Pe. José Antônio de Oliveira
EttyHillesun é uma jovem judia de 28 anos, mártir em
um campo de concentração nazista, em 1943. Deixou em seu diário, enquanto
esperava a morte, uma oração profundamente impactante. Enquanto orava, dizia a
Deus:“És tu quem estás em perigo e nós
temos de te salvar”.
O monge beneditino Marcelo Barros trouxe essa reflexão
para os dias atuais, suscitando em nós uma série de questionamentos com relação
ao sentimento religioso que se expande a cada dia.
Aprendemos e cremos que Jesus nos convoca para sermos
suas testemunhas. Ora, “testemunha significa alguém que depõe a favor de outro
em um processo. Ser testemunha do reino de Deus e de Jesus significa que Deus e
o seu projeto estão sendo julgados. Deus é réu no julgamento do mundo e nós
temos de testemunhar a favor dele para salvá-lo”.
Atualmente, Deus está em alta. Proliferam por toda
parte os movimentos religiosos. E na última campanha eleitoral isso ficou muito
evidente.O lema de campanha do candidato vitorioso era: “Brasil acima de tudo;
Deus acima de todos”. Porém, o candidato não tinha o menor pudor em falar
abertamente em tortura, pena de morte, fuzilar adversários, expulsar ou prender
quem pensa ou age de forma diferente. E, mesmo com esse discurso preconceituoso
e de incitação à violência, caiu nas graças de quase metade da população, na
sua imensa maioria “cristã”. Por outro lado, por mais paradoxal que pareça, em
pesquisa do Datafolha publicada no dia 26 de outubro,60% dos eleitores ateus
diziam votar em Haddad e 27%em Bolsonaro. Os ateus rejeitaram sua postura.
Também no Congresso, a chamada“bancada da bíblia” “foi
a que mais votou contra a população”, por exemplo, na aprovação da PEC do teto
dos gastos, com o congelamento dos gastos em áreas essenciais; na PL da
terceirização, que provoca a precarização das condições de trabalho; na reforma
trabalhista e na do Ensino Médio. Ou seja, em nome de Deus, em nome da Bíblia,
usando a boa fé do povo, sobretudo os mais simples, muita gente está buscando
poder e dinheiro, em detrimento da vida, da dignidade, dos direitos
fundamentais do ser humano.
Certa vez, um jovem procurou o bispo Pedro
Casaldáliga e lhe disse: “Eu sou ateu”. O bispo lhe perguntou: “De que Deus
você é ateu?”. E é isso. Deus criou o ser humano “à sua imagem e semelhança”

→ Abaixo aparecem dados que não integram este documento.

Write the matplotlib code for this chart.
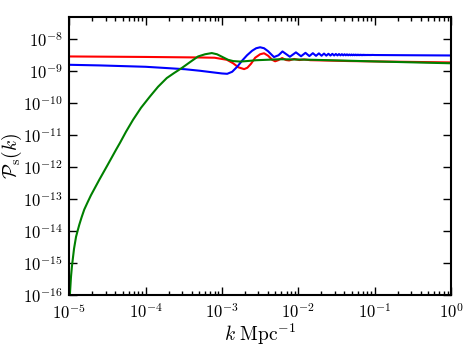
import numpy as np
import matplotlib
matplotlib.use('Agg')
import matplotlib.pyplot as plt
from matplotlib.ticker import LogLocator, NullLocator

# values, k in Mpc^-1, P in units of 1e-9 (green in absolute units)
red_k = [1e-5, 1e-4, 5e-4, 8e-4, 1.16e-3, 1.40e-3, 1.64e-3, 1.95e-3, 2.15e-3, 2.40e-3,
         2.72e-3, 3.16e-3, 3.56e-3, 4.02e-3, 4.54e-3, 4.97e-3, 5.43e-3, 6.13e-3, 6.92e-3,
         7.58e-3, 8.82e-3, 1.03e-2, 1.19e-2, 1.43e-2, 4.78e-2, 1.0]
red_p = [2.86, 2.76, 2.66, 2.61, 2.25, 1.75, 1.31, 1.15, 1.27, 1.69,
         2.61, 3.35, 3.60, 3.01, 2.25, 2.02, 2.18, 2.55, 2.21,
         2.15, 2.39, 2.21, 2.31, 2.19, 2.05, 1.86]

green_k = [1.0e-5, 1.021e-5, 1.052e-5, 1.08e-5, 1.108e-5, 1.153e-5, 1.225e-5, 1.29e-5,
           1.352e-5, 1.45e-5, 1.57e-5, 1.74e-5, 1.92e-5, 2.18e-5, 2.47e-5, 3.18e-5,
           4.09e-5, 4.62e-5, 5.53e-5, 6.84e-5, 8.70e-5,
           1.14e-4, 1.454e-4, 1.89e-4, 2.355e-4, 2.97e-4, 3.82e-4, 4.86e-4, 6.0e-4,
           7.35e-4, 8.6e-4, 1.03e-3, 1.20e-3, 1.40e-3, 1.73e-3, 2.11e-3, 2.80e-3,
           3.86e-3, 5.77e-3, 1.56e-2, 0.118, 1.0]
green_p = [3e-17, 1.17e-16, 3.7e-16, 7.5e-16, 1.26e-15, 2.80e-15, 6.6e-15, 1.05e-14,
           1.58e-14, 2.7e-14, 4.7e-14, 8.0e-14, 1.31e-13, 2.3e-13, 4.0e-13, 1.17e-12,
           3.46e-12, 5.75e-12, 1.27e-11, 3.0e-11, 7.13e-11,
           1.61e-10, 3.23e-10, 6.04e-10, 8.66e-10, 1.24e-9, 1.91e-9, 2.86e-9, 3.35e-9,
           3.65e-9, 3.35e-9, 2.70e-9, 2.25e-9, 2.05e-9, 1.98e-9, 2.05e-9, 2.18e-9,
           2.25e-9, 2.34e-9, 2.25e-9, 1.98e-9, 1.75e-9]

blue_k = [1e-5, 2.52e-5, 1e-4, 1.89e-4, 3.29e-4, 5.17e-4, 7.41e-4, 1.0e-3, 1.17e-3,
          1.36e-3, 1.58e-3, 1.83e-3, 2.13e-3, 2.48e-3, 2.80e-3, 3.16e-3, 3.56e-3,
          4.02e-3, 4.47e-3, 4.80e-3, 5.50e-3, 6.2e-3,
          0.00775, 0.0093, 0.01085, 0.0124, 0.01395, 0.0155, 0.01705, 0.0186,
          0.02015, 0.0217, 0.02325, 0.0248, 0.02635, 0.0279, 0.02945, 0.031,
          0.03255, 0.0341, 0.03565, 0.0372, 0.03875, 0.0403, 0.04185, 0.0434,
          0.04495, 0.0465, 0.04805, 0.0496, 0.05115, 0.0527, 0.05425, 0.0558,
          0.05735, 0.0589, 0.06045, 0.062, 0.06355, 0.0651, 0.06665, 0.0682,
          0.06975, 0.0713, 0.07285, 0.0744, 0.07595, 0.0775, 0.07905, 0.0806,
          0.08215, 0.0837, 0.08525, 0.0868, 0.08835, 0.0899, 0.09145, 0.093,
          0.1, 0.3, 1.0]
blue_p = [1.57, 1.50, 1.36, 1.24, 1.14, 1.02, 0.917, 0.841, 0.82,
          0.95, 1.36, 2.10, 3.12, 4.31, 5.16, 5.54, 5.16,
          4.16, 3.23, 2.74, 3.12, 4.10,
          2.80, 3.84, 2.90, 3.71, 2.94, 3.62, 2.99, 3.57,
          3.01, 3.52, 3.03, 3.47, 3.05, 3.45, 3.07, 3.42,
          3.08, 3.40, 3.09, 3.37, 3.09, 3.35, 3.10, 3.33,
          3.10, 3.30, 3.11, 3.29, 3.11, 3.28, 3.12, 3.27,
          3.12, 3.26, 3.12, 3.25, 3.13, 3.24, 3.13, 3.23,
          3.13, 3.225, 3.14, 3.22, 3.14, 3.21, 3.14, 3.21,
          3.15, 3.205, 3.15, 3.20, 3.15, 3.20, 3.16, 3.195,
          3.17, 3.12, 3.07]

plt.rcParams['mathtext.fontset'] = 'cm'
plt.rcParams['font.family'] = 'serif'
plt.rcParams['font.serif'] = ['cmr10', 'DejaVu Serif']
plt.rcParams['axes.formatter.use_mathtext'] = True

fig = plt.figure(figsize=(4.63, 3.48), dpi=100)
ax = fig.add_axes([0.1497, 0.1523, 0.8244, 0.7997])

ax.plot(red_k, np.array(red_p) * 1e-9, color='r', lw=1.5)
ax.plot(blue_k, np.array(blue_p) * 1e-9, color='b', lw=1.5)
ax.plot(green_k, green_p, color='g', lw=1.5)

ax.set_xscale('log')
ax.set_yscale('log')
ax.set_xlim(1e-5, 1)
ax.set_ylim(1e-16, 5e-8)
ax.yaxis.set_major_locator(LogLocator(base=10, numticks=20))
ax.yaxis.set_minor_locator(NullLocator())
ax.xaxis.set_major_locator(LogLocator(base=10, numticks=20))
ax.xaxis.set_minor_locator(LogLocator(base=10, subs=np.arange(2, 10), numticks=20))

ax.tick_params(which='both', direction='in', top=True, right=True, labelsize=12)
ax.tick_params(which='major', length=5.5, width=1, pad=5)
ax.tick_params(which='minor', length=2.8, width=1)
for s in ax.spines.values():
    s.set_linewidth(1.5)

ax.set_xlabel(r'$k\ {\rm Mpc}^{-1}$', fontsize=14, labelpad=0)
ax.set_ylabel(r'$\mathcal{P}_{\rm s}(k)$', fontsize=14)
ax.yaxis.set_label_coords(-0.12, 0.5)

fig.savefig('out.png', dpi=100)
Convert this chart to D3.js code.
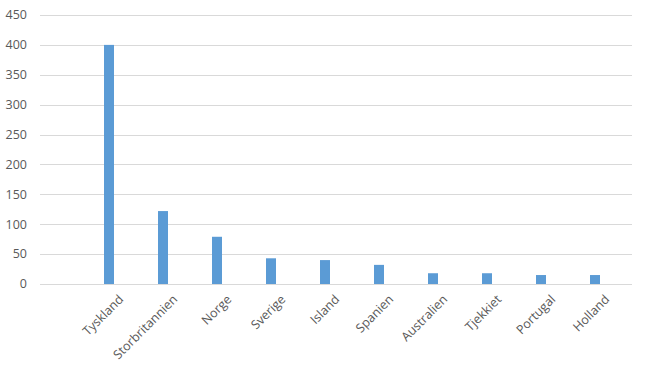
<!DOCTYPE html>
<html>
<head>
<meta charset="utf-8">
<script src="https://cdn.jsdelivr.net/npm/d3@7"></script>
<style>
  body { margin: 0; background: #fff; }
  text { font-family: "Open Sans", "Liberation Sans", sans-serif; }
</style>
</head>
<body>
<div id="chart"></div>
<script>
// data
const countries = ["Tyskland", "Storbritannien", "Norge", "Sverige", "Island",
                   "Spanien", "Australien", "Tjekkiet", "Portugal", "Holland"];
const values = [400, 122, 79, 43, 40, 32, 18, 18, 15, 15];
const yTicks = [0, 50, 100, 150, 200, 250, 300, 350, 400, 450];

const W = 647, H = 374;
const gridLeft = 40, gridRight = 632;

const svg = d3.select("#chart")
  .append("svg")
  .attr("width", W)
  .attr("height", H);

const x = d3.scaleBand()
  .domain(countries)
  .range([82, 622])
  .paddingInner(44 / 54)
  .paddingOuter(22 / 54);

const y = d3.scaleLinear()
  .domain([0, 450])
  .range([284, 15]);

// gridlines
svg.append("g")
  .selectAll("line")
  .data(yTicks)
  .enter()
  .append("line")
  .attr("x1", gridLeft)
  .attr("x2", gridRight)
  .attr("y1", d => Math.round(y(d)) + 0.5)
  .attr("y2", d => Math.round(y(d)) + 0.5)
  .attr("stroke", "#d9d9d9")
  .attr("stroke-width", 1);

// y labels
svg.append("g")
  .selectAll("text")
  .data(yTicks)
  .enter()
  .append("text")
  .attr("x", 27)
  .attr("y", d => y(d))
  .attr("dy", "0.35em")
  .attr("text-anchor", "end")
  .attr("font-size", "12.5px")
  .attr("fill", "#595959")
  .text(d => d);

// bars
svg.selectAll(".bar")
  .data(countries)
  .enter()
  .append("rect")
  .attr("class", "bar")
  .attr("x", d => x(d))
  .attr("y", (d, i) => y(values[i]))
  .attr("width", x.bandwidth())
  .attr("height", (d, i) => y(0) - y(values[i]))
  .attr("fill", "#5b9bd5");

// x labels, rotated
svg.append("g")
  .selectAll("text")
  .data(countries)
  .enter()
  .append("text")
  .attr("transform", d => `translate(${x(d) + x.bandwidth() / 2 + 9},${294}) rotate(-45)`)
  .attr("text-anchor", "end")
  .attr("dy", "0.7em")
  .attr("font-size", "12.5px")
  .attr("fill", "#595959")
  .text(d => d);
</script>
</body>
</html>
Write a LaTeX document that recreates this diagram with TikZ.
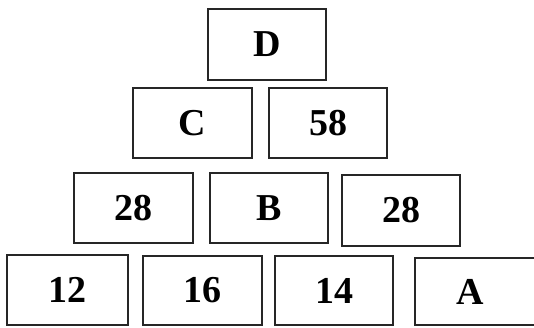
\documentclass[tikz,border=0pt]{standalone}
\usepackage{fontspec}
\setmainfont{Liberation Serif}
\begin{document}
\begin{tikzpicture}[x=1pt,y=-1pt,
  numbox/.style={draw=black!85, line width=1.4pt, inner sep=0pt,
    minimum width=118pt, minimum height=70pt,
    font=\bfseries\fontsize{38}{40}\selectfont}]
\useasboundingbox (0,0) rectangle (534,327);
\clip (0,0) rectangle (534,327);
\fill[white] (0,0) rectangle (534,327);
\node[numbox, minimum height=71pt] (d) at (267,44.5) {D};
\node[numbox, minimum width=119pt] (c) at (192.5,123) {C};
\node[numbox] (r2b) at (328,123) {58};
\node[numbox, minimum width=119pt] (r3a) at (133.5,208) {28};
\node[numbox] (b) at (269,208) {B};
\node[numbox, minimum height=71pt] (r3c) at (401,210.5) {28};
\node[numbox, minimum width=121pt] (r4a) at (67.5,290) {12};
\node[numbox, minimum width=119pt, minimum height=69pt] (r4b) at (202.5,290.5) {16};
\node[numbox, minimum height=69pt] (r4c) at (334,290.5) {14};
\node[numbox, minimum width=130pt, minimum height=67pt] (a) at (480,291.5) {A\kern20pt};
\end{tikzpicture}
\end{document}
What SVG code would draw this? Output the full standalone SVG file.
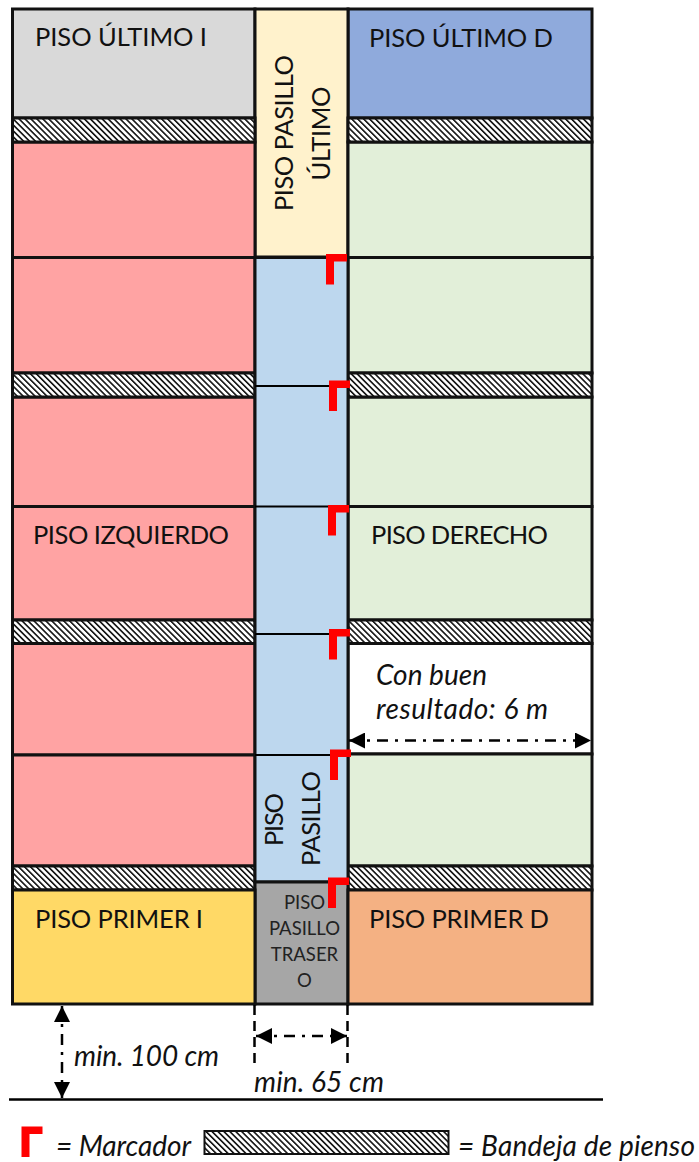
<svg xmlns="http://www.w3.org/2000/svg" width="699" height="1162" viewBox="0 0 699 1162">
<style>
text{font-family:"Lato","Liberation Sans",sans-serif;fill:#111}
.l{font-size:25.500px}
.i{font-style:italic;font-size:28px}
.s{font-size:18.500px;text-anchor:middle;fill:#222}
.b{stroke:#000;stroke-width:2;fill:none}
.e{stroke:#000;stroke-width:2.500;fill:none;stroke-dasharray:10 6}
.t{stroke:#111;stroke-width:3}
.d{stroke:#000;stroke-width:2.500;fill:none;stroke-dasharray:11 7 3 7}
.m{fill:#f00}
</style>
<defs>
<pattern id="h" width="4.200" height="4.200" patternUnits="userSpaceOnUse" patternTransform="rotate(-45)">
<rect width="4.200" height="4.200" fill="#fff"/><rect width="1.600" height="4.200" fill="#111"/>
</pattern>
<path id="mk" class="m" d="M0 0H21V7.500H8V30.500H0Z"/>
<marker id="a" viewBox="0 0 16 16" refX="16" refY="8" markerWidth="16" markerHeight="16" markerUnits="userSpaceOnUse" orient="auto-start-reverse"><path d="M0 0L16 8L0 16Z" fill="#000"/></marker>
</defs>
<rect width="699" height="1162" fill="#fff"/>

<g id="piso-ultimo-i"><rect class="t" x="12.500" y="9" width="242.500" height="109" fill="#d9d9d9"/><text class="l" x="35" y="46" textLength="172">PISO ÚLTIMO I</text></g>
<g id="piso-ultimo-d"><rect class="t" x="348" y="9" width="244" height="109" fill="#8faadc"/><text class="l" x="369" y="47" textLength="184">PISO ÚLTIMO D</text></g>
<g id="piso-pasillo-ultimo"><rect class="t" x="255" y="9" width="93" height="248" fill="#fff2cc"/><text class="l" transform="translate(292.500,211) rotate(-90)" textLength="156">PISO PASILLO</text><text class="l" transform="translate(329.500,180.500) rotate(-90)" textLength="94">ÚLTIMO</text></g>

<g id="izquierda">
<rect class="t" x="12.500" y="142" width="242.500" height="115.500" fill="#ffa3a3"/>
<rect class="t" x="12.500" y="257.500" width="242.500" height="115.500" fill="#ffa3a3"/>
<rect class="t" x="12.500" y="397" width="242.500" height="109.500" fill="#ffa3a3"/>
<rect class="t" x="12.500" y="506.500" width="242.500" height="113.500" fill="#ffa3a3"/>
<rect class="t" x="12.500" y="643.500" width="242.500" height="111.500" fill="#ffa3a3"/>
<rect class="t" x="12.500" y="755" width="242.500" height="111" fill="#ffa3a3"/>
<text class="l" x="33" y="544" textLength="196">PISO IZQUIERDO</text>
</g>
<g id="derecha">
<rect class="t" x="348" y="142" width="244" height="115.500" fill="#e2efd9"/>
<rect class="t" x="348" y="257.500" width="244" height="115.500" fill="#e2efd9"/>
<rect class="t" x="348" y="397" width="244" height="109.500" fill="#e2efd9"/>
<rect class="t" x="348" y="506.500" width="244" height="113.500" fill="#e2efd9"/>
<rect class="t" x="348" y="643.500" width="244" height="110.500" fill="#fff"/>
<rect class="t" x="348" y="754" width="244" height="112" fill="#e2efd9"/>
<text class="l" x="371" y="544" textLength="177">PISO DERECHO</text>
<text class="i" x="376" y="685" textLength="111">Con buen</text>
<text class="i" x="376" y="719" textLength="172">resultado: 6 m</text>
</g>
<g id="bandejas">
<rect class="t" x="12.500" y="118" width="242.500" height="24" fill="url(#h)"/>
<rect class="t" x="348" y="118" width="244" height="24" fill="url(#h)"/>
<rect class="t" x="12.500" y="373" width="242.500" height="24" fill="url(#h)"/>
<rect class="t" x="348" y="373" width="244" height="24" fill="url(#h)"/>
<rect class="t" x="12.500" y="620" width="242.500" height="23.500" fill="url(#h)"/>
<rect class="t" x="348" y="620" width="244" height="23.500" fill="url(#h)"/>
<rect class="t" x="12.500" y="866" width="242.500" height="24" fill="url(#h)"/>
<rect class="t" x="348" y="866" width="244" height="24" fill="url(#h)"/>
</g>
<g id="piso-pasillo">
<rect class="t" x="255" y="257.500" width="93" height="624.500" fill="#bdd7ee"/>
<path class="b" d="M255 386H348M255 506.500H348M255 634H348M255 755H348"/>
<text class="l" transform="translate(283,846) rotate(-90)" textLength="53">PISO</text>
<text class="l" transform="translate(320,866) rotate(-90)" textLength="95">PASILLO</text>
</g>
<g id="piso-pasillo-trasero">
<rect class="t" x="255" y="882" width="93" height="122" fill="#a6a6a6"/>
<text class="s" x="304.500" y="909">PISO</text>
<text class="s" x="304.500" y="935">PASILLO</text>
<text class="s" x="304.500" y="961">TRASER</text>
<text class="s" x="304.500" y="987">O</text>
</g>
<g id="piso-primer-i"><rect class="t" x="12.500" y="890" width="242.500" height="114" fill="#ffd966"/><text class="l" x="35" y="928" textLength="168">PISO PRIMER I</text></g>
<g id="piso-primer-d"><rect class="t" x="348" y="890" width="244" height="114" fill="#f4b183"/><text class="l" x="369" y="928" textLength="180">PISO PRIMER D</text></g>

<g id="marcadores">
<use href="#mk" x="326" y="254"/>
<use href="#mk" x="329" y="380.500"/>
<use href="#mk" x="328" y="505"/>
<use href="#mk" x="329" y="629"/>
<use href="#mk" x="330" y="749.500"/>
<use href="#mk" x="328" y="877.500"/>
</g>
<g id="conectores">
<path class="d" d="M349 740.500H591" marker-start="url(#a)" marker-end="url(#a)"/>
<path class="d" d="M62 1006V1098" marker-start="url(#a)" marker-end="url(#a)"/>
<path class="d" d="M256 1036H347" marker-start="url(#a)" marker-end="url(#a)"/>
<path class="e" d="M254.500 1005V1068M347.500 1005V1068"/>
<path stroke="#000" stroke-width="2.500" d="M9 1099.500H603"/>
</g>
<g id="cotas">
<text class="i" x="74" y="1066" textLength="145">min. 100 cm</text>
<text class="i" x="254" y="1092" textLength="130">min. 65 cm</text>
</g>
<g id="leyenda">
<use href="#mk" x="21.500" y="1126.500"/>
<text class="i" x="56" y="1156" textLength="135">= Marcador</text>
<rect x="204.500" y="1131" width="244" height="23" fill="url(#h)" stroke="#111" stroke-width="2"/>
<text class="i" x="458" y="1156" textLength="237">= Bandeja de pienso</text>
</g>
</svg>
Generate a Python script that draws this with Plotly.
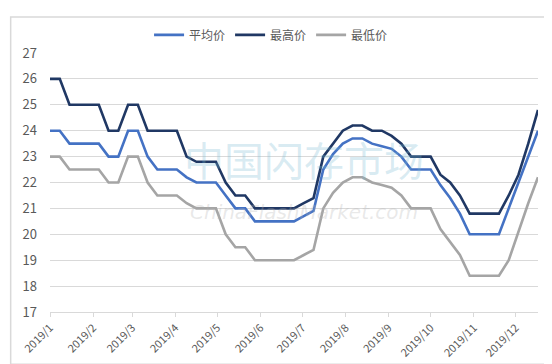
import plotly.graph_objects as go
import pandas as pd

# Weekly observation dates (51 weeks starting 2019-01-01)
dates = pd.date_range("2019-01-01", periods=51, freq="7D").strftime("%Y-%m-%d").tolist()

series_names = ["平均价", "最高价", "最低价"]

avg_price = [24, 24, 23.5, 23.5, 23.5, 23.5, 23, 23, 24, 24,
             23, 22.5, 22.5, 22.5, 22.2, 22, 22, 22, 21.5, 21,
             21, 20.5, 20.5, 20.5, 20.5, 20.5, 20.7, 20.9, 22.5, 23.1,
             23.5, 23.7, 23.7, 23.5, 23.4, 23.3, 23.0, 22.5, 22.5, 22.5,
             21.9, 21.4, 20.8, 20, 20, 20, 20, 21, 22, 23, 24]

max_price = [26, 26, 25, 25, 25, 25, 24, 24, 25, 25,
             24, 24, 24, 24, 23, 22.8, 22.8, 22.8, 22, 21.5,
             21.5, 21, 21, 21, 21, 21, 21.2, 21.4, 23, 23.5,
             24, 24.2, 24.2, 24, 24, 23.8, 23.5, 23, 23, 23,
             22.3, 22, 21.5, 20.8, 20.8, 20.8, 20.8, 21.5, 22.3, 23.5, 24.8]

min_price = [23, 23, 22.5, 22.5, 22.5, 22.5, 22, 22, 23, 23,
             22, 21.5, 21.5, 21.5, 21.2, 21, 21, 21, 20, 19.5,
             19.5, 19, 19, 19, 19, 19, 19.2, 19.4, 21, 21.6,
             22, 22.2, 22.2, 22, 21.9, 21.8, 21.5, 21, 21, 21,
             20.2, 19.7, 19.2, 18.4, 18.4, 18.4, 18.4, 19, 20.1, 21.2, 22.2]

month_ticks = ["2019-%02d-01" % m for m in range(1, 13)]
month_labels = ["2019/%d" % m for m in range(1, 13)]
y_ticks = list(range(17, 28))

colors = ["#4472C4", "#203864", "#A5A5A5"]

fig = go.Figure()
for name, vals, col in zip(series_names, [avg_price, max_price, min_price], colors):
    fig.add_trace(go.Scatter(
        x=dates, y=vals, mode="lines", name=name,
        line=dict(color=col, width=2.6),
        hoverinfo="skip",
    ))

font_family = "Noto Sans CJK SC, Noto Sans, sans-serif"

# watermark
fig.add_annotation(
    x=0.52, y=0.59, xref="paper", yref="paper",
    text="中国闪存市场", showarrow=False,
    font=dict(family="Noto Sans CJK SC", size=40, color="rgba(120,185,210,0.28)"),
)
fig.add_annotation(
    x=0.52, y=0.385, xref="paper", yref="paper",
    text="<i>ChinaFlashMarket.com</i>", showarrow=False,
    font=dict(family="DejaVu Sans", size=20, color="rgba(180,180,180,0.30)"),
)

# outer border
fig.add_shape(
    type="rect", xref="paper", yref="paper",
    x0=-0.0806, x1=1.0347, y0=-0.2015, y1=1.1394,
    line=dict(color="#d9d9d9", width=1.5), fillcolor="rgba(0,0,0,0)",
    layer="below",
)

fig.update_layout(
    width=552, height=364,
    margin=dict(l=40, r=22, t=38, b=57),
    paper_bgcolor="white", plot_bgcolor="white",
    font=dict(family=font_family, color="#595959"),
    showlegend=True,
    legend=dict(
        orientation="h", x=0.453, y=1.07, xanchor="center", yanchor="middle",
        font=dict(size=12, color="#595959"), itemwidth=30,
        bgcolor="rgba(0,0,0,0)",
    ),
    xaxis=dict(
        type="date",
        range=["2019-01-01", dates[-1]],
        tickmode="array", tickvals=month_ticks, ticktext=month_labels,
        tickangle=-45, tickfont=dict(size=11, color="#595959"),
        showgrid=False, showline=True, linecolor="#d9d9d9", linewidth=1,
        ticks="outside", ticklen=4, tickcolor="#d9d9d9",
        zeroline=False,
    ),
    yaxis=dict(
        range=[17, 27], tickmode="array", tickvals=y_ticks,
        tickfont=dict(size=13, color="#595959"),
        showgrid=True, gridcolor="#d9d9d9", gridwidth=1,
        zeroline=False, showline=False, ticks="",
        ticklabelstandoff=12,
    ),
)

fig.write_html("out.html")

(Gn 1,26) mas, como afirma Nietzsche, “o homem, em seu orgulho, criou Deus à
sua imagem e semelhança”. É preciso saber a que Deus seguimos. Se é um Deus
aquém eu sirvo, ou um deus que me serve, que se adapta às minhas ideias e
pretensões.
Marcelo Barros lembra ainda que, no século VI, o papa
Gregório afirmava que conhecia dois tipos de idolatria: a mais banal era adorar
a deuses falsos. A outra, mais sofisticada, consiste em adorar o Deus
verdadeiro de uma maneira falsa. Na própria Bíblia, vamos ver os profetas
denunciando sempre essa religião dos ‘sacerdotes’ e anunciando que Deus chama o
povo a viver a fé baseada na justiça e no cuidado da vida dos pobres. Jesus
entrou nesse mesmo caminho. Não ia ao templo oferecer sacrifícios, mas para
exercer a profecia (ensinar). Revelou aos discípulos que Deus é Pai (Abba:
paizinho) e não um Deus todo-poderoso. Pois, como diz Maria, Ele “derruba os
poderosos dos seus tronos e eleva os humildes” (Lc 1,52). Jesus mostrou que a
prioridade é o Reino de justiça, de amor e de paz. E, justamente por isso, foi
perseguido e entregue pelos religiosos da sua religião.
É o Deus de parte do Antigo Testamento que está por
trás da espiritualidade de vários grupos religiosos evangélicos e católicos. E
de algumas emissoras de rádio e televisão religiosas. O “Senhor dos exércitos”
(cf. Sl 46). Não o Deus de Jesus Cristo, o Deus Javé.
Foi esse tipo de religião que entregou Jesus à morte. Religião
das inquisições e fogueiras, das cruzadas e colonizações.Um deus que é
conivente e até abençoa a intolerância, o ódio, a vingança. Um deus que traz
prosperidade a alguns e abandona uma multidão na miséria. É preciso ter a coragem
de rejeitar essa imagem de um deus poderoso e cruel, retomar o espírito do
Evangelhoe testemunhar que Deus é Amor, quer a justiça, a solidariedade, a
comunhão. Sim, precisamos urgentemente salvar Deus.